Derrazi: ‘Daar hoor je de mainstream media dan weer niet over. Daarom vind ik het goed als de boycot tegen Franse merken vooral bewustzijn creëert rondom de beperkingen die de Franse regering nu aan moslims oplegt.’ Ook Dijk vindt de boycot prijzenswaardig als manier voor moslims om hun ongenoegen te uiten. Toch ziet zij de oproep van moslimleiders om Frankrijk te boycotten ook als een vorm van hypocrisie.

‘Het is opmerkelijk dat moslimleiders niet eenzelfde boycot houden tegen China, waar de islamitische Oeigoeren structureel worden onderdrukt, of tegen Myanmar, om de genocide op Rohingya’s’, zegt zij. ‘Dit laat ook de willekeurigheid zien van de politiek van moslimlanden. Waarom reageren moslimleiders negatief wanneer het over het Westen gaat, maar niet op landen waar ze meer economische belangen hebben?’

Machtsvertoon

Dijk wijst naar de Franse overheid die de omstreden cartoons op overheidsgebouwen projecteerde ter nagedachtenis van Samuel Paty, de reactie van de Turkse president Recep Tayyip Erdogan aan het adres van Macron – eerstgenoemde beval de Franse president een psychiater aan – en de reactie daarop van premier Mark Rutte. Nederland blijft volgens Rutte met Frankrijk voor de gemeenschappelijke waarden van de EU staan: voor het vrije woord en tégen extremisme en radicalisme.

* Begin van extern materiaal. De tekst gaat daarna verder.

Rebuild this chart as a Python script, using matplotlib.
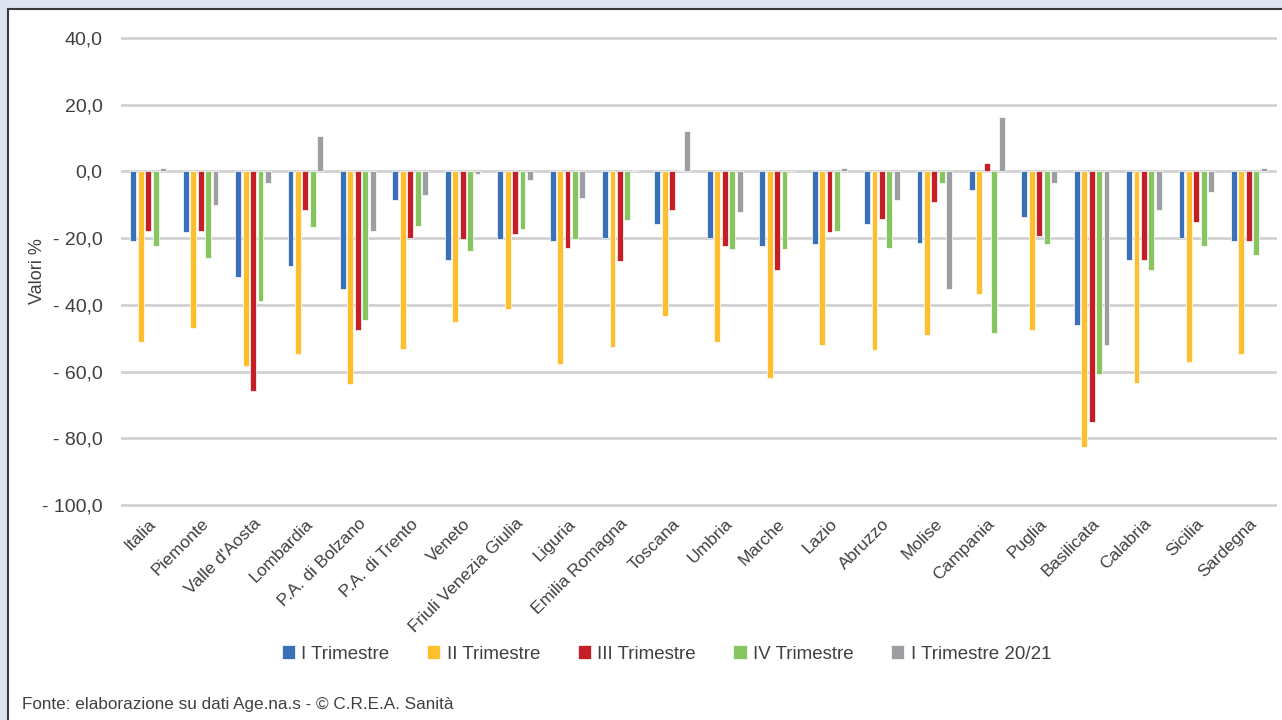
import matplotlib.pyplot as plt
import numpy as np
from matplotlib.patches import Rectangle
from matplotlib.ticker import FuncFormatter

plt.rcParams['font.family'] = ['Liberation Sans Narrow', 'Liberation Sans', 'DejaVu Sans']

regioni = ['Italia', 'Piemonte', "Valle d'Aosta", 'Lombardia', 'P.A. di Bolzano',
           'P.A. di Trento', 'Veneto', 'Friuli Venezia Giulia', 'Liguria',
           'Emilia Romagna', 'Toscana', 'Umbria', 'Marche', 'Lazio', 'Abruzzo',
           'Molise', 'Campania', 'Puglia', 'Basilicata', 'Calabria', 'Sicilia',
           'Sardegna']

trim_1 = [-20.8, -18.3, -31.6, -28.5, -35.2, -8.6, -26.5, -20.4, -20.9, -19.9, -15.8,
          -19.9, -22.4, -21.9, -15.8, -21.4, -5.5, -13.8, -45.9, -26.5, -19.9, -20.9]
trim_2 = [-51.0, -47.0, -58.2, -54.6, -63.8, -53.1, -45.0, -41.3, -57.7, -52.6, -43.4,
          -51.1, -61.8, -52.1, -53.6, -49.0, -36.7, -47.5, -82.7, -63.3, -57.2, -54.6]
trim_3 = [-17.8, -17.8, -65.9, -11.7, -47.5, -19.9, -20.4, -18.8, -23.0, -27.0, -11.7,
          -22.4, -29.6, -18.3, -14.3, -9.1, 2.6, -19.4, -75.1, -26.5, -15.3, -20.9]
trim_4 = [-22.4, -26.0, -38.8, -16.8, -44.4, -16.3, -24.0, -17.3, -20.4, -14.7, 0.5,
          -23.4, -23.4, -17.8, -22.9, -3.5, -48.5, -21.9, -60.8, -29.6, -22.4, -25.0]
trim_1_2021 = [1.0, -10.2, -3.5, 10.7, -17.8, -7.1, -0.9, -2.5, -8.1, 0.4, 12.2,
               -12.2, 0.0, 1.0, -8.6, -35.2, 16.4, -3.5, -52.1, -11.7, -6.1, 1.0]

serie = [trim_1, trim_2, trim_3, trim_4, trim_1_2021]
etichette = ['I Trimestre', 'II Trimestre', 'III Trimestre', 'IV Trimestre',
             'I Trimestre 20/21']
colori = ['#3a70b8', '#fdbf2d', '#c41f26', '#86c55f', '#9d9ea2']

testo = '#404040'

fig = plt.figure(figsize=(12.82, 7.2), dpi=100)
fig.patch.set_facecolor('#e0e3f0')
# white panel with dark frame, open at right and bottom
fig.patches.append(Rectangle((8 / 1282, -0.05), 1.1, 1 - 9 / 720 + 0.05,
                             transform=fig.transFigure, facecolor='white',
                             edgecolor='#3a3a3a', linewidth=1.5, zorder=-5))

ax = fig.add_axes([122 / 1282, 1 - 505 / 720, (1275 - 122) / 1282, (505 - 38) / 720])
ax.set_facecolor('none')
ax.set_zorder(2)

x = np.arange(len(regioni))
passo = 0.142
larghezza = 0.112
for i, (vals, lab, col) in enumerate(zip(serie, etichette, colori)):
    ax.bar(x + (i - 2) * passo, vals, width=larghezza, color=col, label=lab,
           edgecolor='white', linewidth=0.5, zorder=3)

ax.set_xlim(-0.5, len(regioni) - 0.5)
ax.set_ylim(-100, 40)
ticks = np.arange(-100, 41, 20)
ax.set_yticks(ticks)
for t in ticks:
    ax.axhline(t, color='#d2d2d2', linewidth=2, zorder=1, clip_on=False)


def formato(v, pos):
    s = f'{abs(v):.1f}'.replace('.', ',')
    return f'- {s}' if v < 0 else s


ax.yaxis.set_major_formatter(FuncFormatter(formato))
ax.tick_params(axis='y', length=0, pad=14, labelsize=14, labelcolor=testo)
ax.set_xticks(x)
ax.set_xticklabels(regioni, rotation=45, ha='right', va='top', rotation_mode='anchor')
ax.tick_params(axis='x', length=0, pad=8, labelsize=12.5, labelcolor=testo)
for s in ax.spines.values():
    s.set_visible(False)

ax.set_ylabel('Valori %', fontsize=13, color=testo)
ax.yaxis.set_label_coords(-0.066, 0.5)

fig.legend(loc='center', bbox_to_anchor=(0.52, 1 - 654 / 720), ncol=5, frameon=False,
           fontsize=13.5, labelcolor=testo, handlelength=0.7, handleheight=0.7,
           handletextpad=0.35, columnspacing=2.0)

fig.text(22 / 1282, 1 - 705 / 720, 'Fonte: elaborazione su dati Age.na.s - © C.R.E.A. Sanità',
         fontsize=12.3, color=testo, ha='left', va='center')

fig.savefig('out.png', dpi=100)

‘Het is puur machtsvertoon. Aan de ene kant heb je moslimleiders die het incident in Frankrijk aangrijpen om de haat tegen het Westen aan te wakkeren, en aan de andere kant grijpen Westerse landen dit aan om de kritiek van moslims verder te marginaliseren op grond van de vrijheid van meningsuiting’, zegt zij. ‘Daardoor vind ik dat de profeet nu als symbool wordt misbruikt voor het machtsvertoon van beide kanten in deze discussie.’

Zowel moslimlanden als Westerse landen zijn niet in staat om het debat holistisch te benaderen, vindt Dijk, terwijl het volgens haar juist hard nodig is om grip te krijgen op de situatie. ‘Invloedrijke politici zouden moreel leiderschap moeten tonen en hun rug recht moeten houden, in plaats van dat ze zich laten meeslepen door dit debat. Ze zouden zich nu juist moeten afvragen wat hier nu echt aan de hand is, en hoe zij dit met wijsheid kunnen aanpakken.’

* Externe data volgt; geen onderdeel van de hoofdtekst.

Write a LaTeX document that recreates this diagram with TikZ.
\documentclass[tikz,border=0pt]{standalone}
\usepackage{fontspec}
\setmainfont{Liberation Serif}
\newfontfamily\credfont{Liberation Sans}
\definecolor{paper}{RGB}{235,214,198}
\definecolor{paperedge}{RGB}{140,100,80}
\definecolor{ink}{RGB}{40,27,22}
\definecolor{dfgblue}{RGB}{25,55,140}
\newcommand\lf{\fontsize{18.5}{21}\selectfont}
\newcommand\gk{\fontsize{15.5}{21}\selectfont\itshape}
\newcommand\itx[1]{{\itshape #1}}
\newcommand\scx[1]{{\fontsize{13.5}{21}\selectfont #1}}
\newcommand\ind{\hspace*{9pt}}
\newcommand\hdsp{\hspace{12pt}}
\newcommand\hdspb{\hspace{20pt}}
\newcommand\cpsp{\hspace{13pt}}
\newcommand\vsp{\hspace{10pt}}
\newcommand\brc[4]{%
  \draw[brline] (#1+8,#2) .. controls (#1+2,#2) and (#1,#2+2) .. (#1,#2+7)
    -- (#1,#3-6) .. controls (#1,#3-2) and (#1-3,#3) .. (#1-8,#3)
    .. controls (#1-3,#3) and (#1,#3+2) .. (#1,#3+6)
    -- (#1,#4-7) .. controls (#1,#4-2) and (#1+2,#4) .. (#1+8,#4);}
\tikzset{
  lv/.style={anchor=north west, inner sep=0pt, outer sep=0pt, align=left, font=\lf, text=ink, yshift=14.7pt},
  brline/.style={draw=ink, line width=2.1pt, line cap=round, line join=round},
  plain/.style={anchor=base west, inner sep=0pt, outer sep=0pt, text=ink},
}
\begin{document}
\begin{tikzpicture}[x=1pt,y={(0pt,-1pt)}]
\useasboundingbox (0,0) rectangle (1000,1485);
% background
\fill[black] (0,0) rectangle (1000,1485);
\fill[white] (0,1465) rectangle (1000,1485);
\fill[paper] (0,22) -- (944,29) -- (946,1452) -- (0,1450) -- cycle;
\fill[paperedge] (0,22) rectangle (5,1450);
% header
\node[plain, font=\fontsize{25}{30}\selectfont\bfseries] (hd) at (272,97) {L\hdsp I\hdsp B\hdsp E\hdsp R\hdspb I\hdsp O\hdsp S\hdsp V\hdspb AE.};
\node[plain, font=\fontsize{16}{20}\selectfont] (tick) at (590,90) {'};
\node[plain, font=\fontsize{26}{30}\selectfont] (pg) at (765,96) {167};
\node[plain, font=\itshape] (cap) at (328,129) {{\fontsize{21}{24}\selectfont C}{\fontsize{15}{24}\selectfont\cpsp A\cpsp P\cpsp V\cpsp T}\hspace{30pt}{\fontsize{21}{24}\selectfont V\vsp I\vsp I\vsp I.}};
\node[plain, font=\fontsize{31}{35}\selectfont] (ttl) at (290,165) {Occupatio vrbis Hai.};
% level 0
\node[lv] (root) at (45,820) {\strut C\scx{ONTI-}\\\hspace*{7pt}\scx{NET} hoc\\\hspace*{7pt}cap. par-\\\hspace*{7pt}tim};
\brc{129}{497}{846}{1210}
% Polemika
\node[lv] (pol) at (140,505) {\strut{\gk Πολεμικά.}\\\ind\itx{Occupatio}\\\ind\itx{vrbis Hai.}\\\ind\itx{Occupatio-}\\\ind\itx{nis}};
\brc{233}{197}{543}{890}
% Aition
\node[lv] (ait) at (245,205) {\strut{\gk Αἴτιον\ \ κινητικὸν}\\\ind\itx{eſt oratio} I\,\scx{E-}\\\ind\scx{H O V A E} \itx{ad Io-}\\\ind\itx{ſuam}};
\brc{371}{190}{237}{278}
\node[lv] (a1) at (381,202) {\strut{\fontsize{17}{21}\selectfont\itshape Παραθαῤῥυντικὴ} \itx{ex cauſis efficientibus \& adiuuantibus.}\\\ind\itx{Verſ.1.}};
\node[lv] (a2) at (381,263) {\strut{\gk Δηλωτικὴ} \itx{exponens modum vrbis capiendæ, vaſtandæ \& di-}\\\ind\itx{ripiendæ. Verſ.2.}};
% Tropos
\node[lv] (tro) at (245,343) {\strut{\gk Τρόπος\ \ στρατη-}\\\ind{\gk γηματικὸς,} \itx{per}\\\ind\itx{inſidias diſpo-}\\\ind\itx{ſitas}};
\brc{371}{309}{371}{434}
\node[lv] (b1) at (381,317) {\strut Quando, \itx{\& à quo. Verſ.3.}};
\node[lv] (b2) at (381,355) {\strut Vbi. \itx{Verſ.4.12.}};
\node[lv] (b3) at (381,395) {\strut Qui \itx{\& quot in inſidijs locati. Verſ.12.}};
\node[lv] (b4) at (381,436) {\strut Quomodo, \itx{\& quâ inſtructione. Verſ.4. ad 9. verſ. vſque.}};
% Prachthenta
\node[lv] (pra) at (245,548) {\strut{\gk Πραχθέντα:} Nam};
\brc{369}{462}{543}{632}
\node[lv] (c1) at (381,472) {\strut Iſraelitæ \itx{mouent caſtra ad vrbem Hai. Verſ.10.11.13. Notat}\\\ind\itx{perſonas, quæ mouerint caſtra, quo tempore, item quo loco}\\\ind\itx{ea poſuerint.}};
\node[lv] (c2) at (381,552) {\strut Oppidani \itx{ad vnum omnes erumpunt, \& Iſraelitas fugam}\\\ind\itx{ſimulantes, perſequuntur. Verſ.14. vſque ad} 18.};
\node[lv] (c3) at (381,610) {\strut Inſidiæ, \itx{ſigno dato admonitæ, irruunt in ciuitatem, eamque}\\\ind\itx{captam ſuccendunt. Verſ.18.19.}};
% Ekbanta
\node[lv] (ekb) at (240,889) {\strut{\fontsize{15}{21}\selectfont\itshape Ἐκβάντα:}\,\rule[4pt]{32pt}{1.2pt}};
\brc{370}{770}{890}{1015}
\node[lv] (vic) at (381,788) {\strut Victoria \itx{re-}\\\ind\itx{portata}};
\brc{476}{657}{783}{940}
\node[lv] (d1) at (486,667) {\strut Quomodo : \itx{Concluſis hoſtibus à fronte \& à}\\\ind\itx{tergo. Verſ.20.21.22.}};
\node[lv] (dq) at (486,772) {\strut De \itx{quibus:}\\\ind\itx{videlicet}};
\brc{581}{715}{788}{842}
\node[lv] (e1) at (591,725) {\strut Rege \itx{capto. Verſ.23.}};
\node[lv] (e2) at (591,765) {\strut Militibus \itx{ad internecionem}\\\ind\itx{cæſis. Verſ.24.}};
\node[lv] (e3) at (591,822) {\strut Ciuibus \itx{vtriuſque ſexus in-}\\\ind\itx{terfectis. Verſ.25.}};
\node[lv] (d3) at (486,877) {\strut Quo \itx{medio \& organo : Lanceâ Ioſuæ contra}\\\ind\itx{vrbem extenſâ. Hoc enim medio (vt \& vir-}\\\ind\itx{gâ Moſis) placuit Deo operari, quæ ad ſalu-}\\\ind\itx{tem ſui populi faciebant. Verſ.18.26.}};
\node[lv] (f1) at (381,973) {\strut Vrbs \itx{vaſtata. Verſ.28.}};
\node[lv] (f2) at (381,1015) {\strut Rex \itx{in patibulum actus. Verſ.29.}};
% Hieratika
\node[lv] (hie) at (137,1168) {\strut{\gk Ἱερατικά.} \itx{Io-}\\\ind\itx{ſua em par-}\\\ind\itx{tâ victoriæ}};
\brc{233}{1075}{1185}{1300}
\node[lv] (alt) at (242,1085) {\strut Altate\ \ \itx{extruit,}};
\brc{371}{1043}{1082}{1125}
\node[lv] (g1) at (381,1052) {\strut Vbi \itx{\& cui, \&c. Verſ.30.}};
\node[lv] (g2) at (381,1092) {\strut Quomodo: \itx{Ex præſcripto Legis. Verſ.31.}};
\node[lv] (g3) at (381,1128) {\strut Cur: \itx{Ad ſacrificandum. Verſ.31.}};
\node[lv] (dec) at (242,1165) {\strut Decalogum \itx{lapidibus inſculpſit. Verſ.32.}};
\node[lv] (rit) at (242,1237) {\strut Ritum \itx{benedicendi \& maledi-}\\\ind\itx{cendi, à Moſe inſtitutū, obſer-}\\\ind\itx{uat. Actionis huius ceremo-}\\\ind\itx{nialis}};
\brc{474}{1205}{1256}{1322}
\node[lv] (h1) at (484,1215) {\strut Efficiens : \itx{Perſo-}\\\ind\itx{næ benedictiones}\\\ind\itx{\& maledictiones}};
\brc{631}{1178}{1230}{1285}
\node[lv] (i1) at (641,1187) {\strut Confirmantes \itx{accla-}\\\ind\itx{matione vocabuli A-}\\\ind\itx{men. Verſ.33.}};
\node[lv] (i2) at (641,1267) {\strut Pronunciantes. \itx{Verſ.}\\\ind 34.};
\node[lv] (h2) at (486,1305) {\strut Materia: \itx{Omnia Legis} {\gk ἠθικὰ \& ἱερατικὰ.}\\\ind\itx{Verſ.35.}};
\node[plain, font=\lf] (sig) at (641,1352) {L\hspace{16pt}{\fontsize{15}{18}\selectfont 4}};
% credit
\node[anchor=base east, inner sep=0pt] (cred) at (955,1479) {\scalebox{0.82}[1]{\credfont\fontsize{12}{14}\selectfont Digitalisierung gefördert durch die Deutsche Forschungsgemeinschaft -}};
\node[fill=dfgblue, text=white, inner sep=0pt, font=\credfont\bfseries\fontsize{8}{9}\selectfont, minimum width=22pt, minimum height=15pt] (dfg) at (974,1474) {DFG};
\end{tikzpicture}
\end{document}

Het aangescherpte beleid van Frankrijk tegen islamisten heeft ertoe geleid dat enkel extreemrechts wordt bevredigd, stelt Dijk. ‘Maar de onvrede van moslims op de beledigende cartoons mag geen plek hebben. Stel dat je als moslim die onvrede hardop uit, dan ben je volgens veel rechtse en anti-islamitische partijen – die voor de vrijheid van meningsuiting staan – indirect de moord op Paty aan het goedkeuren. Dat is zowel problematisch alsook absurd.’

De paradox van vrijheid

Saida Derrazi benadrukt dat de situatie voor moslims in Frankrijk niet vergeleken kan worden met wat moslims in Nederland meemaken. ‘We kunnen de discussies in Frankrijk niet één-op-één vertalen naar Nederland. De context is belangrijk. Frankrijk kampt met verschillende sociaal maatschappelijke problemen zoals grote armoede en criminaliteit. Nederland pakt deze problemen heel anders aan.’ Frankrijk kent daarnaast de laïcité, de radicale scheiding tussen kerk en staat. In Nederland wordt de godsdienstvrijheid van moslims beter gewaarborgd, stelt Derrazi.

‘Het Franse beleid laat eigenlijk zien dat moslims er niet mogen zijn’

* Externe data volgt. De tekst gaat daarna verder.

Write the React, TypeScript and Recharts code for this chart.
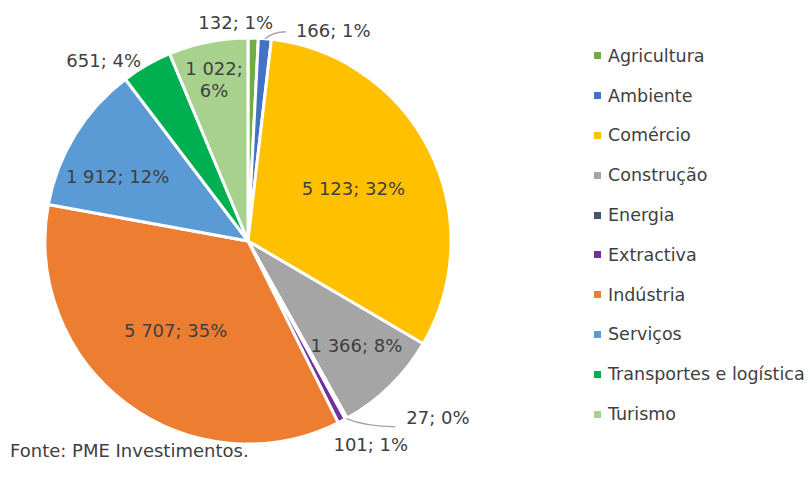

Bij Franse en Nederlandse moslims merkt Dijk echter een gedeelde aanname dat er weinig respect wordt getoond voor religieuze zaken die voor hen gevoelig liggen. ‘Dan gaat het niet alleen om het beledigen van de profeet, maar ook om zaken als halal slachten, de hoofddoek, de gezichtssluier en besnijdenis.’ Volgens haar is er een gebrek aan empathie en erkenning voor moslims. ‘Het Franse beleid laat eigenlijk zien dat moslims er niet mogen zijn. Dat gaat heel diep.’

Volgens Dijk moet het debat daarom niet gaan over de vrijheid van meningsuiting, maar dat we opnieuw nadenken over de vraag wat vrijheid precies is. ‘Essentieel aan vrijheid is namelijk dat diversiteit mag bestaan. Dit is de paradox van de rechtse trend in West-Europa. Extreemrechtse partijen staan niet voor vrijheid, want ze willen diversiteit uitbannen, terwijl er juist voor vrijheid is gestreden om divers te mogen zijn’, vervolgt ze. ‘Het debat gaat daarom niet over vrijheid van meningsuiting, maar over wie bepaalt wat vrijheid is en wat de grenzen daarvan zijn. Daar kun je tenminste nog een zinnig gesprek over voeren.’